*** Dataset extract ***
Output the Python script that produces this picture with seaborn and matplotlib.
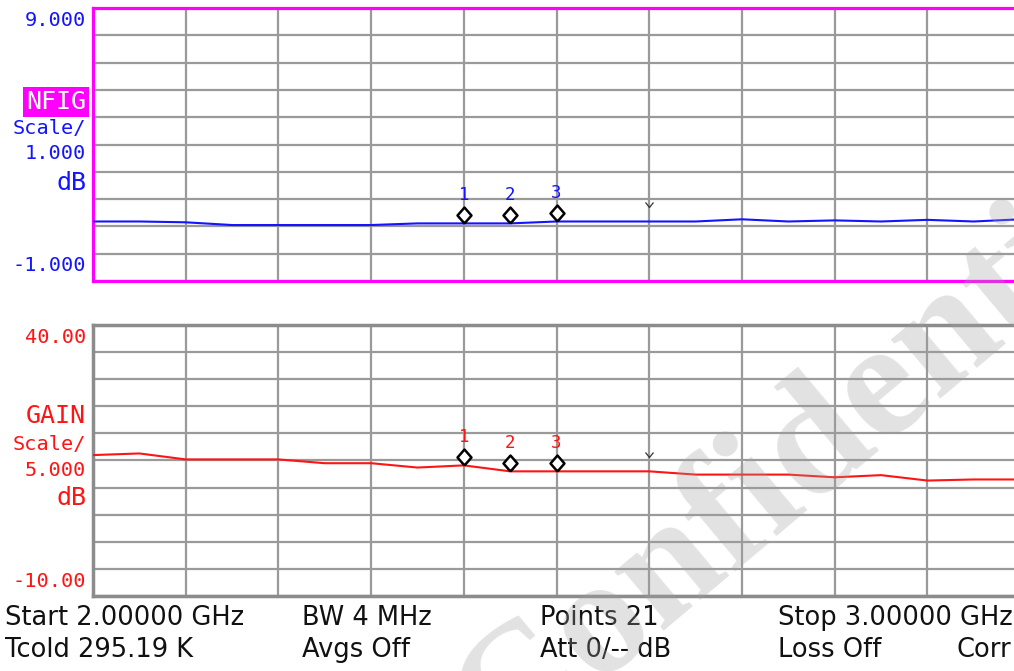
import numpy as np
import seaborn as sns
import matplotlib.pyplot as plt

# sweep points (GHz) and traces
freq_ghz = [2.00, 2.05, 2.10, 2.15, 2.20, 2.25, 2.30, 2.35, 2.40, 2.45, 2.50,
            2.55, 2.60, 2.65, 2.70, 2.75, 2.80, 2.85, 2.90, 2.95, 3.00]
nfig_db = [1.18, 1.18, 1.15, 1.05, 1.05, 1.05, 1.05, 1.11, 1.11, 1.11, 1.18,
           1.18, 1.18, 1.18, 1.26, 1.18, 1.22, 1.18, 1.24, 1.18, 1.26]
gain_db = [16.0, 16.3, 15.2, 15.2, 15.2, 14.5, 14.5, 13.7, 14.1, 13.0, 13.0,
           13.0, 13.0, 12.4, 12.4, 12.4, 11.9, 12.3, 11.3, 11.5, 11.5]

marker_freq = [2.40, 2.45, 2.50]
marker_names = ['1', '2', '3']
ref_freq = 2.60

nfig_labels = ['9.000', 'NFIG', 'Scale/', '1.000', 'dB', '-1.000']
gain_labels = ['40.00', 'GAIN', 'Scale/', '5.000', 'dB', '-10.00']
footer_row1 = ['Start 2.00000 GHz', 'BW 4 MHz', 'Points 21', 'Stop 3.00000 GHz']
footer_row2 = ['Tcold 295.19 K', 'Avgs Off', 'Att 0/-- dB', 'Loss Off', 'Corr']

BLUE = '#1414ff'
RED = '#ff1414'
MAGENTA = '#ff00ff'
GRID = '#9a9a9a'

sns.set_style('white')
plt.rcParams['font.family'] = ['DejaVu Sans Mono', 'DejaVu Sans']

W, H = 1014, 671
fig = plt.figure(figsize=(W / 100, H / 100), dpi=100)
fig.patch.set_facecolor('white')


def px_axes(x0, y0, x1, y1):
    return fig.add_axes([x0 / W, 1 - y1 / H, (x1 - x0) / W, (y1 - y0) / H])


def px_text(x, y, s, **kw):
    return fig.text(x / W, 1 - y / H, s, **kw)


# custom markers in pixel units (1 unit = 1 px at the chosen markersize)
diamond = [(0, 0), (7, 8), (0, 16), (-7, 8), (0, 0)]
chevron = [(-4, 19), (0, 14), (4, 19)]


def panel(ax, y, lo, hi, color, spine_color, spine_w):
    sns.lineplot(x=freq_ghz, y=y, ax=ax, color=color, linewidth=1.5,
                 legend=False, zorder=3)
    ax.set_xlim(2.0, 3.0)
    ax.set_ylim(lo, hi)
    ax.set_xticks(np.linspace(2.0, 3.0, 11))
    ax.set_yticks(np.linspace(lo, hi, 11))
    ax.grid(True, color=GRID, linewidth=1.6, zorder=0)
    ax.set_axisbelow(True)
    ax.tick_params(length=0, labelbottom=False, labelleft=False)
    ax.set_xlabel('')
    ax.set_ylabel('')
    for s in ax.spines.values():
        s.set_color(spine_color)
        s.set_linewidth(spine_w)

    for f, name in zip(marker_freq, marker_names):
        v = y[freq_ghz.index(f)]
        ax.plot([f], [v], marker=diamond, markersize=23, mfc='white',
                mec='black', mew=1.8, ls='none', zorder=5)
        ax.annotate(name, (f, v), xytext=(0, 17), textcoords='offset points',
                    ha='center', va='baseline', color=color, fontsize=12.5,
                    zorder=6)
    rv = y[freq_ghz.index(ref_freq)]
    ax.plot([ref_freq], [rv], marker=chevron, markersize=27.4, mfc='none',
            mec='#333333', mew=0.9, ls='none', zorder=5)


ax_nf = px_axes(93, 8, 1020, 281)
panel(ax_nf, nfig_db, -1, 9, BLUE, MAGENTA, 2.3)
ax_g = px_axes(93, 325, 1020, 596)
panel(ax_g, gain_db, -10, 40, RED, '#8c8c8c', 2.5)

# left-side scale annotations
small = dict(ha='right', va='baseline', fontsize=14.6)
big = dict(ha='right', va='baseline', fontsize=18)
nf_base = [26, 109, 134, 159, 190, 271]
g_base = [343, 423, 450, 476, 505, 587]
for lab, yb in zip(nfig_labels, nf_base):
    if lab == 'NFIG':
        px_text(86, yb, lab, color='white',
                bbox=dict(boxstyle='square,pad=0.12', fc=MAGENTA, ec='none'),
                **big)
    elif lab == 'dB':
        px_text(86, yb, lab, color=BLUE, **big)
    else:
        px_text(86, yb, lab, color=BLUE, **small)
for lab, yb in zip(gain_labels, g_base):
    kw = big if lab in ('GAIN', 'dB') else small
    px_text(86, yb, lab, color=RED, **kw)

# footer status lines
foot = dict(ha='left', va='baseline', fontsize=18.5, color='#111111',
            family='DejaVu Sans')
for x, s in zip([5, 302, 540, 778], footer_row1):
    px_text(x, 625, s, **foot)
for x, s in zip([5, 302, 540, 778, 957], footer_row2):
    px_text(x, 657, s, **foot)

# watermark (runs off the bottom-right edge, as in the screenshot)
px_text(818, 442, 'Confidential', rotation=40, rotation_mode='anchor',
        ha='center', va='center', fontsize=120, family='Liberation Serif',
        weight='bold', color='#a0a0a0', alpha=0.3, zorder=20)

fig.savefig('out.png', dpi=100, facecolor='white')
***
* _What the task asks_:
Everything from the first line of the listing above through the line that contains "import matplotlib.pyplot as plt" is to be restated word for word, minus the pictures.

* _Response to the task_:
Output the Python script that produces this picture with seaborn and matplotlib.
import numpy as np
import seaborn as sns
import matplotlib.pyplot as plt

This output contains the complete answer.